The Power of JIT: Solving the Two-Language Problem
Traditionally, accelerating Python required rewriting critical numerical code in a lower-level language like C or C++ and exposing it via APIs (e.g., using PyBind11). This creates a “two-language problem”. Translating a simple, readable NumPy function into C++ can demand hundreds of lines of boilerplate code for only modest performance gains—for example, achieving a mere 30% speedup after adding over 200 lines of code.

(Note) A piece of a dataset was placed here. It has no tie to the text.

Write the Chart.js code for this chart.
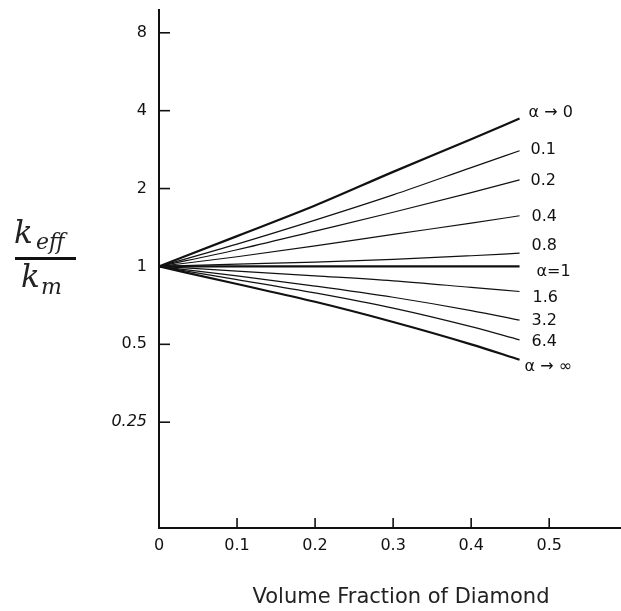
<!DOCTYPE html>
<html>
<head>
<meta charset="utf-8">
<script src="https://cdn.jsdelivr.net/npm/chart.js@4.4.1/dist/chart.umd.min.js"></script>
<style>
  html, body { margin: 0; padding: 0; background: #fff; }
  #wrap { width: 621px; height: 611px; position: relative; }
</style>
</head>
<body>
<div id="wrap"><canvas id="myChart"></canvas></div>
<script>
// volume fraction of diamond (x) and k_eff/k_m for each alpha
const volumeFraction = [0, 0.1, 0.2, 0.3, 0.4, 0.462];
const alphaLabels = ['α → 0', '0.1', '0.2', '0.4', '0.8', 'α=1', '1.6', '3.2', '6.4', 'α → ∞'];
const alpha0 = [1, 1.31, 1.72, 2.32, 3.1, 3.73];
const alpha01 = [1, 1.22, 1.51, 1.89, 2.41, 2.8];
const alpha02 = [1, 1.16, 1.37, 1.62, 1.93, 2.16];
const alpha04 = [1, 1.09, 1.2, 1.33, 1.47, 1.57];
const alpha08 = [1, 1.02, 1.04, 1.065, 1.1, 1.125];
const alpha1 = [1, 1, 1, 1, 1, 1];
const alpha16 = [1, 0.96, 0.92, 0.88, 0.83, 0.8];
const alpha32 = [1, 0.92, 0.84, 0.76, 0.675, 0.62];
const alpha64 = [1, 0.89, 0.79, 0.69, 0.585, 0.52];
const alphaInf = [1, 0.855, 0.73, 0.61, 0.5, 0.436];
const xTicks = [0, 0.1, 0.2, 0.3, 0.4, 0.5];
const yTicks = [0.25, 0.5, 1, 2, 4, 8];

const allSeries = [alpha0, alpha01, alpha02, alpha04, alpha08, alpha1, alpha16, alpha32, alpha64, alphaInf];
const thick = [0, 5, 9];

const datasets = allSeries.map((vals, i) => ({
  label: alphaLabels[i],
  data: vals.map((v, j) => ({ x: volumeFraction[j], y: v })),
  borderColor: '#111',
  borderWidth: thick.includes(i) ? 2.2 : 1.2,
  pointRadius: 0,
  fill: false,
  cubicInterpolationMode: 'monotone',
}));

// label placement next to the end of each curve
const labelDx = [9, 11, 11, 12, 12, 17, 13, 12, 12, 5];
const labelDy = [-6, -1, 1, 1, -7, 5, 6, 1, 2, 7];

const decorations = {
  id: 'decorations',
  afterDraw(chart) {
    const { ctx, chartArea, scales } = chart;
    const xs = scales.x;
    const ys = scales.y;
    ctx.save();
    ctx.strokeStyle = '#111';
    ctx.lineWidth = 1.6;
    // inward tick marks
    xTicks.forEach((v) => {
      if (v === 0) return;
      const px = xs.getPixelForValue(v);
      ctx.beginPath();
      ctx.moveTo(px, chartArea.bottom);
      ctx.lineTo(px, chartArea.bottom - 10);
      ctx.stroke();
    });
    yTicks.forEach((v) => {
      const py = ys.getPixelForValue(v);
      ctx.beginPath();
      ctx.moveTo(chartArea.left, py);
      ctx.lineTo(chartArea.left + 11, py);
      ctx.stroke();
    });

    // curve labels
    ctx.fillStyle = '#111';
    ctx.font = '16px "DejaVu Sans"';
    ctx.textAlign = 'left';
    ctx.textBaseline = 'middle';
    chart.data.datasets.forEach((ds, i) => {
      const last = ds.data[ds.data.length - 1];
      const px = xs.getPixelForValue(last.x);
      const py = ys.getPixelForValue(last.y);
      ctx.fillText(ds.label, px + labelDx[i], py + labelDy[i]);
    });

    // x axis title
    ctx.fillStyle = '#222';
    ctx.font = '21px "DejaVu Sans"';
    ctx.textAlign = 'center';
    ctx.textBaseline = 'alphabetic';
    ctx.fillText('Volume Fraction of Diamond', 401, 603);

    // y axis title: k_eff / k_m
    ctx.textAlign = 'left';
    ctx.font = 'italic 31px "DejaVu Serif"';
    ctx.fillText('k', 14, 243);
    ctx.font = 'italic 22px "DejaVu Serif"';
    ctx.fillText('eff', 36, 249);
    ctx.font = 'italic 31px "DejaVu Serif"';
    ctx.fillText('k', 21, 287);
    ctx.font = 'italic 22px "DejaVu Serif"';
    ctx.fillText('m', 41, 294);
    ctx.lineWidth = 3;
    ctx.beginPath();
    ctx.moveTo(15, 258.5);
    ctx.lineTo(76, 258.5);
    ctx.stroke();
    ctx.restore();
  },
};

const chart = new Chart(document.getElementById('myChart').getContext('2d'), {
  type: 'line',
  data: { datasets },
  options: {
    responsive: true,
    maintainAspectRatio: false,
    animation: false,
    layout: { padding: { top: 10, right: 0, left: 0, bottom: 0 } },
    plugins: { legend: { display: false }, tooltip: { enabled: false } },
    scales: {
      x: {
        type: 'linear',
        min: 0,
        max: 0.592,
        afterBuildTicks: (s) => { s.ticks = xTicks.map((v) => ({ value: v })); },
        afterFit: (s) => { s.height = 83; s.paddingLeft = 0; s.paddingRight = 0; },
        grid: { display: false, drawTicks: false },
        border: { display: true, color: '#111', width: 2 },
        ticks: {
          color: '#111',
          padding: 8,
          font: { family: 'DejaVu Sans', size: 16 },
          callback: (v) => (v === 0 ? '0' : v.toFixed(1)),
        },
      },
      y: {
        type: 'logarithmic',
        min: 0.0975,
        max: 9.8,
        afterBuildTicks: (s) => { s.ticks = yTicks.map((v) => ({ value: v })); },
        afterFit: (s) => { s.width = 159; s.paddingTop = 0; s.paddingBottom = 0; },
        grid: { display: false, drawTicks: false },
        border: { display: true, color: '#111', width: 2 },
        ticks: {
          color: '#111',
          padding: 12,
          font: (c) => ({ family: 'DejaVu Sans', size: 16, style: c.tick && c.tick.value === 0.25 ? 'italic' : 'normal' }),
          callback: (v) => String(v),
        },
      },
    },
  },
  plugins: [decorations],
});
</script>
</body>
</html>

JIT compilers like Numba and JAX solve this by allowing researchers to compile a subset of numerical Python code “just-in-time”. By adding a simple @jit decorator, code can run near native speeds, sometimes achieving immediate 3x speedups without leaving Python.
Case Study: The Memory Explosion Problem
To understand how Numba and JAX differ, consider the implementation of the following equation, which is used to calculate weights for a likelihood function:
\[\tilde{w}_{ij} = \sum_{k=1}^K \frac{1}{n_k^2} \cos \left( 2 \pi \left[ \left(\vec{g}_i - \vec{g}_j \right) \cdot \vec{u}_k \right] \right) ,\quad 1 \leq i, j \leq M\]

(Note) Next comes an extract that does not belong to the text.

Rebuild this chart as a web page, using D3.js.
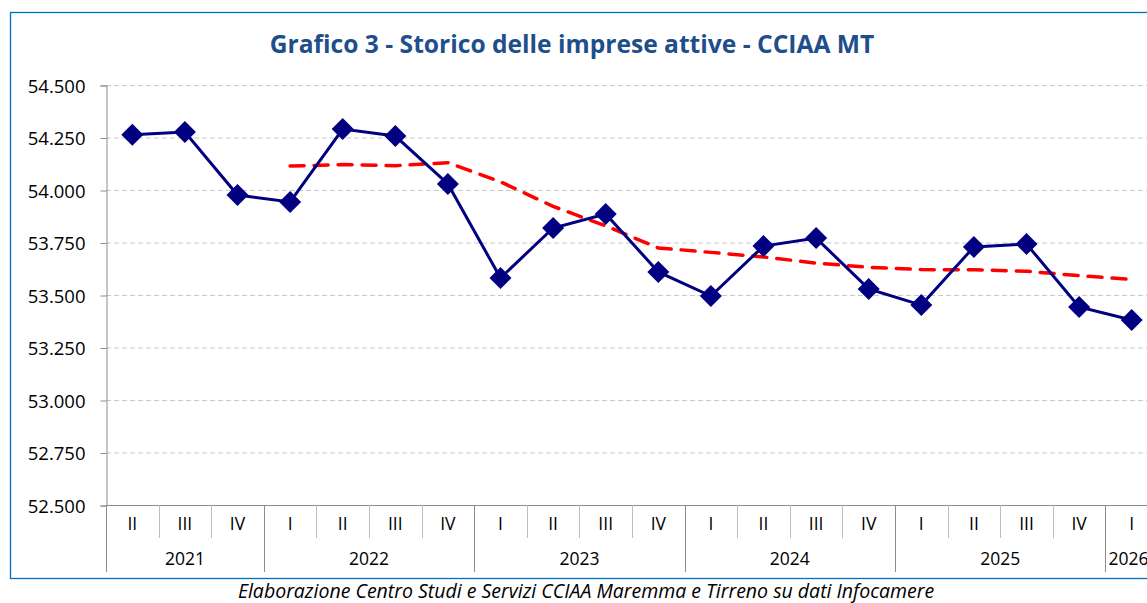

In this scenario, the number of image pixels (\(M\)) can be up to 70,000, and the number of visibilities (\(K\)) can reach \(10^7\).
If implemented using standard, fully vectorized NumPy, the intermediate arrays generated across the \(K\) dimension would require hundreds of petabytes of memory, far exceeding the capacity of even the largest supercomputers.
The Numba Solution
To solve this, the memory footprint must be reduced by looping over the \(K\) dimension rather than expanding it. Numba excels here. Because it supports a C-like programming paradigm, you can write an explicit loop and use numba.prange to parallelize the in-place reduction sum efficiently.
The JAX Solution
Migrating this same loop to JAX requires a conceptual shift. JAX enforces a pure functional programming paradigm and explicitly prohibits mutating states or in-place manipulations. To achieve the same low-memory iterative evaluation in JAX, the logic must be refactored using functional idiomatic constructs, such as jax.lax.scan, to iterate and accumulate the sum without mutating existing arrays.
Numba vs. JAX: A High-Level Comparison
While both tools compile Python to machine code, their architectures and design philosophies differ significantly.
| Feature | Numba | JAX |
|---|---|---|
| Compiler Backend | Powered by LLVM. | Powered by XLA (Accelerated Linear Algebra). |
| Hardware Targets | Primarily CPU-focused (CUDA interface is separate). | Targets CPU, GPU, and TPU simultaneously from the same code. |
| Programming Paradigm | C-like mini-language allowing loops and mutation. | Functional paradigm enforcing no side effects or mutated states. |
| Recompilation Triggers | Recompiles when input types change. | Recompiles when input types or shapes change. |
| Secret Weapons | Acts as a drop-in replacement for a subset of NumPy operations. | Features Automatic Differentiation (jax.grad) for complex optimization. |
Real-World Impact: PyAutoLens
The differences between Numba and JAX are highlighted in PyAutoLens, a complex astrophysics pipeline used for analyzing strong gravitational lensing data.
The goal of this pipeline is Maximum Likelihood Estimation (MLE): finding the exact peak of a likelihood function across 25 complex, free parameters (encompassing lens light, lens mass, and source light) to accurately model observed data.
JAX provides a massive advantage for this specific workflow through Automatic Differentiation (autodiff). Because the JAX compiler transforms the code into a computational graph, it can also automatically transform the function to compute its exact gradient. These gradients point optimization algorithms directly toward the peak of the likelihood function, vastly accelerating the fitting process.
Ultimately, migrating the PyAutoLens project from Numba to JAX was highly successful, resulting in a staggering 50x performance speedup in execution. While both JIT compilers provide incredible tools for the scientific Python community, JAX’s ability to seamlessly target GPUs and automatically compute gradients makes it an unparalleled engine for modern scientific machine learning and cosmological research.